Can someone explain why this happens? (Dividing variables with exponents)

Question

Alright, so let's say I have $$\frac{x^{-6}}{-x^{-4}}$$ The answer is $\dfrac{1}{x^2}$, but why isn't it $\dfrac{1}{-x^2}$?

Answer 1

Let's think about what negative exponents really mean.
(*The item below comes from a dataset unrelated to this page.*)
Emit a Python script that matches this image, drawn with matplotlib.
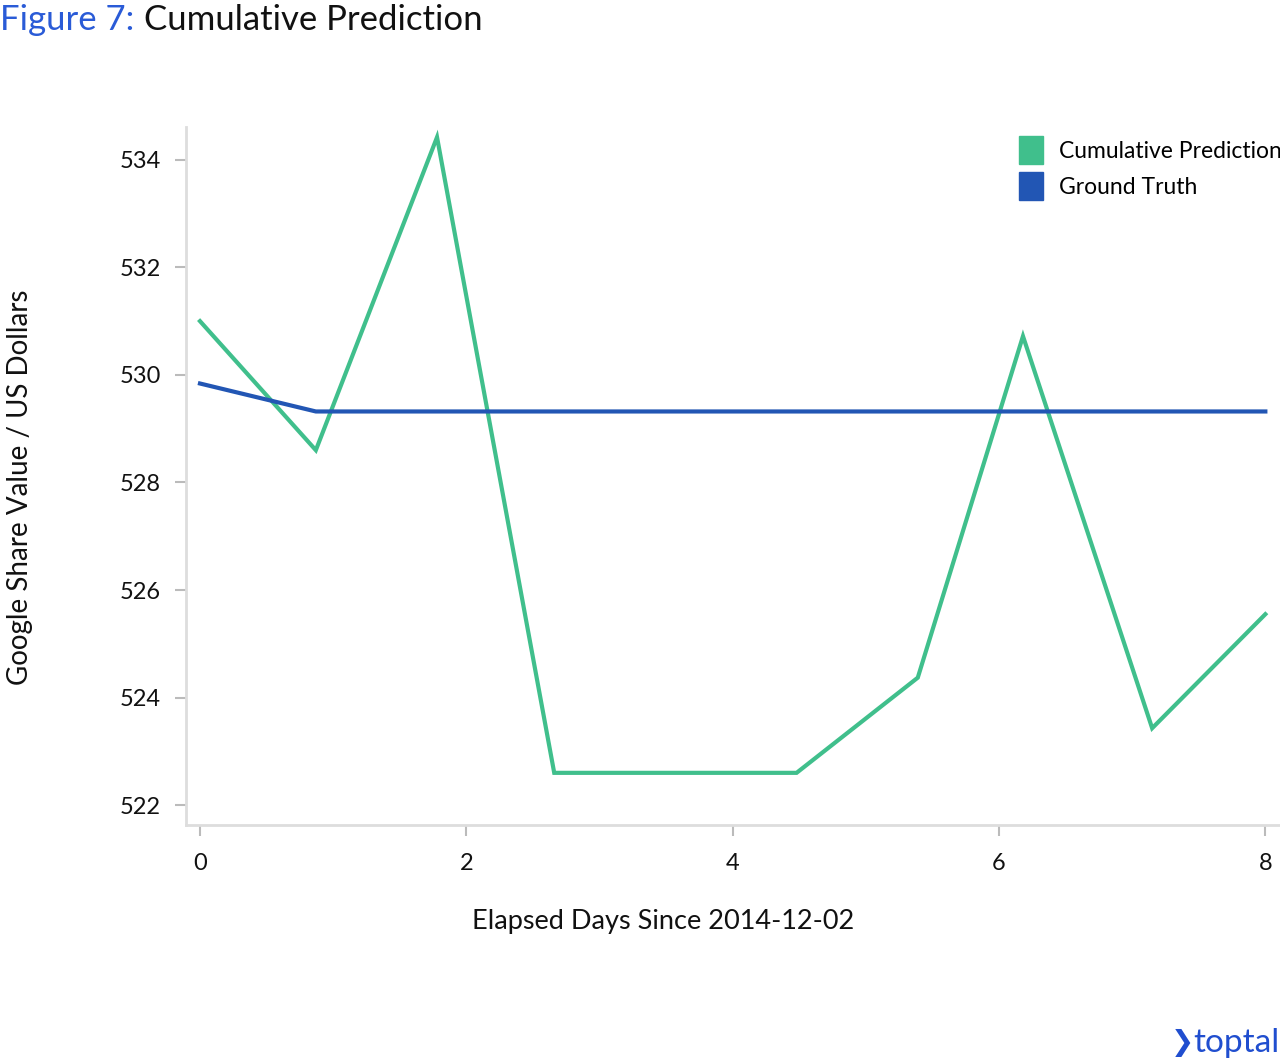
import matplotlib
matplotlib.use("Agg")

import matplotlib.pyplot as plt
from matplotlib.patches import Patch

plt.rcParams["font.family"] = ["Lato", "DejaVu Sans"]

# data
pred_days = [0, 0.87, 1.78, 2.66, 4.48, 5.39, 6.18, 7.15, 8.0]
pred_values = [531.0, 528.6, 534.42, 522.6, 522.6, 524.37, 530.72, 523.43, 525.55]
truth_days = [0, 0.87, 8.0]
truth_values = [529.84, 529.32, 529.32]
x_ticks = [0, 2, 4, 6, 8]
y_ticks = [522, 524, 526, 528, 530, 532, 534]

GREEN = "#40BF8C"
BLUE = "#2256B4"
TITLE_BLUE = "#2A5BD7"
GRID_GRAY = "#DDDDDD"

fig = plt.figure(figsize=(12.8, 10.6), dpi=100)
ax = fig.add_axes([186 / 1280, 1 - 825 / 1060, 1 - 186 / 1280, (825 - 127) / 1060])

ax.plot(pred_days, pred_values, color=GREEN, lw=3, solid_joinstyle="miter")
ax.plot(truth_days, truth_values, color=BLUE, lw=3)

ax.set_xlim(-0.105, 8.11)
ax.set_ylim(521.63, 534.61)
ax.set_xticks(x_ticks)
ax.set_yticks(y_ticks)
ax.tick_params(axis="both", colors="#BBBBBB", labelcolor="#111111",
               labelsize=17, length=8, width=1.5)
ax.tick_params(axis="x", pad=12)
ax.tick_params(axis="y", pad=10)

for side in ["top", "right"]:
    ax.spines[side].set_visible(False)
for side in ["left", "bottom"]:
    ax.spines[side].set_color(GRID_GRAY)
    ax.spines[side].set_linewidth(2)

handles = [Patch(color=GREEN, label="Cumulative Prediction"),
           Patch(color=BLUE, label="Ground Truth")]
leg = ax.legend(handles=handles, loc="upper right",
                bbox_to_anchor=(1.0 + 11 / 1094, 1.0),
                frameon=False, fontsize=16.5, handlelength=1.05, handleheight=1.5,
                handletextpad=0.7, labelspacing=0.35, borderaxespad=0.0)
leg.set_clip_on(False)

fig.text(663 / 1280, 1 - 922 / 1060, "Elapsed Days Since 2014-12-02",
         ha="center", va="center", fontsize=19.5, color="#111111")
fig.text(20 / 1280, 1 - 487 / 1060, "Google Share Value / US Dollars",
         ha="center", va="center", rotation=90, fontsize=20, color="#111111")

# title in two colours
t1 = fig.text(0.0, 1 - 30 / 1060, "Figure 7:", color=TITLE_BLUE,
              fontsize=25, va="baseline", ha="left")
fig.canvas.draw()
bb = t1.get_window_extent()
fig.text((bb.x1 + 10) / 1280, 1 - 30 / 1060, "Cumulative Prediction",
         color="#111111", fontsize=25, va="baseline", ha="left")

# logo text
fig.text(1.0, 1 - 1043 / 1060, "toptal", color="#204ECF", fontsize=24,
         ha="right", va="center")
fig.text(1182 / 1280, 1 - 1043 / 1060, "\u276F", color="#204ECF", fontsize=20,
         ha="center", va="center", family=["DejaVu Sans"], fontweight="bold")

fig.savefig("out.png", dpi=100)
plt.close(fig)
Consider the following list $$2^3 = 8$$ $$2^2 = 4$$ $$2^1 = 2$$ Notice that every time we decrease an exponent, we divide by 2. Continuing this list, we have that $$2^3 = 8$$ $$2^2 = 4$$ $$2^1 = 2$$ $$2^0 = 1$$ $$2^{-1} = 1/2$$ $$2^{-2} = 1/4$$ Rather interesting, we see a pattern: $2^{-n} = \frac{1}{2^n}$. Therefore there is no reason for a negative sign on the quantity itself, since we're successively dividing by positive numbers.

Answer 2

It might help you see what's going on if you write them as two story fractions: $$\frac{x^{-6}}{-x^{-4}}=\frac{\left(\dfrac{1}{x^6}\right)}{\left(-\dfrac{1}{x^4}\right)}=\underbrace{\color{red}{\frac{1}{x^6}\times -\frac{x^4}{1}}}_{\large \color{blue}{\text{by the reciprocal rule}}}=-\frac{1}{x^2}=\frac{1}{-x^2}$$ So you are correct, and the "answer" is wrong.

Answer 3

If the questions is asking; simplify $\frac {x^{-6}}{-x^{-4}}$, then the answer is $\frac {1}{-x^2}$. But if the answer is $\frac {1}{x^2}$, then I believe the question is $\frac {x^{-6}}{(-x)^{-4}}$.